Sunday, October 26, 2008

Liberace in Church

This morning on NPR, I heard a piece concerning a new breed of church organ player.  Wait -- don't stop reading.  The man leading the way wears leather tights and wild hair, and he's replaced the church organ with a grandiose electronic keyboard. He's a youtube star, has rock albums, and has changed the way people in New York City think of (if they think of) organists.  His flamboyant musical style has drawn a few critics, of course; the dissenters generally refrain that church music should never be showy. His pastor disagrees.  She says that the "Greatest Story Ever Told" is a dramatic one, so what's better to represent it than a little theater? "Churches have lower attendance than ever," she said; "People need a grand performance to bring them back."

OK. That statement has had me scratching my head all morning.  My first instinct, informed by a very reserved Methodist background, was to bristle. Is it ok for someone to advocate bringing in congregants with a show? If someone decides to come to church, should it not be for a number of personal spiritual reasons -- not to see Liberace?  

Then I realized that habit, not how I really feel about the theatricality of church, initiated that reaction. Methodists, by their name, like order, neatness, predictability, logic.  You don't wave your hands or dance; he who speaks in tongues would probably be ushered out.  You don't shout out "Amen!" -- you sit with a kind of reserve that borders on boredom.  You take what you're given. You rise to sing, recite the creeds, sit, and file out. While I have represented this as dry and uninspiring, I have found the rituals comforting.  And I always get more from the hymns than the sermon. Always. Either silence or music lead the way to God -- not talking. It's never been talking for me.
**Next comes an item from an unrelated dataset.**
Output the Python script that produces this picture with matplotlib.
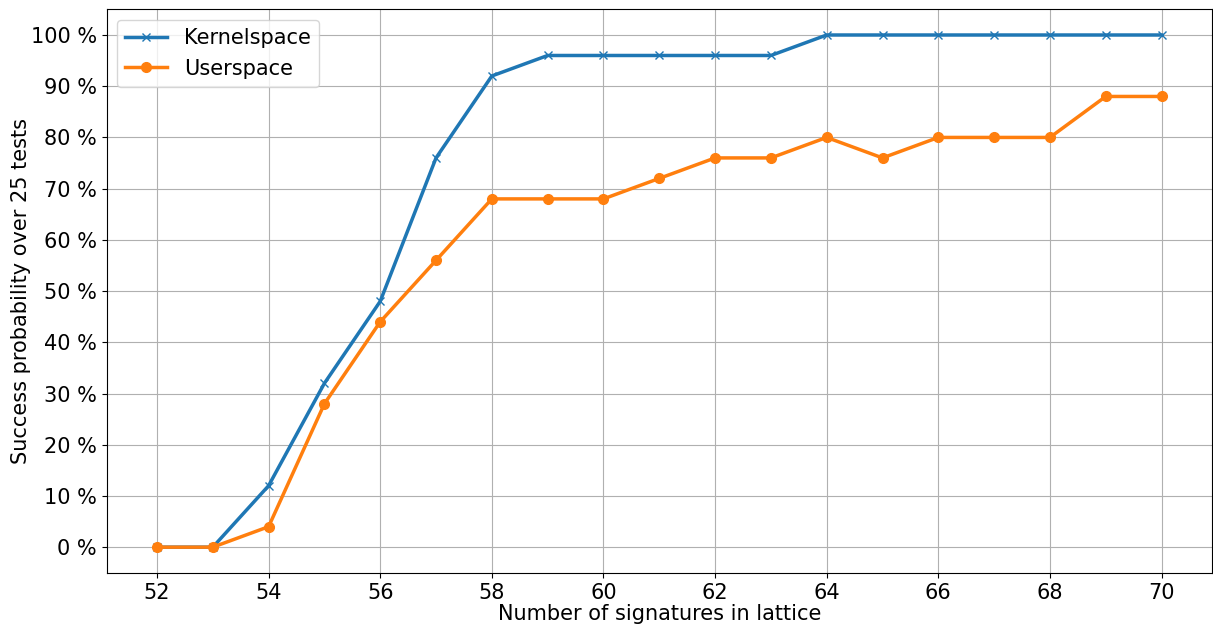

So what if this NYC organist walked into my church this morning and began representing the gospel with wild runs, dramatic crescendos, and cacophonous dissonance? Whether it inspired or outraged, wouldn't it awaken me? Wouldn't it interrupt that slumber that descends over every person, now and again?  And what if people came for the music? What if they stayed for the verses? For the people? What if it led them to some other religion that inspired them? What if it led to soul-searching, inspired them to be better people, moved them to do something greater for the world than they'd thought of before? There's really nothing bland about Christianity, Hinduism, Buddhism, Taoism, Judaism, Islam -- why should the services that represent them be anything less? 

1 comment:

Anna said...

To me, ceremony of any kind involves some element of theatre, austere as it may be. That is not to say that because it is theatrical it must lack meaning, as the Puritans would have you believe. They are right that sometimes the meaning of the ceremony and theatre gets lost, but you're right, too, that sometimes the theatre can bring new people to new ways of thought, belief, and meaning.
(why do I feel the need to comment on everything I see on the internet when I'm on heavy drugs?)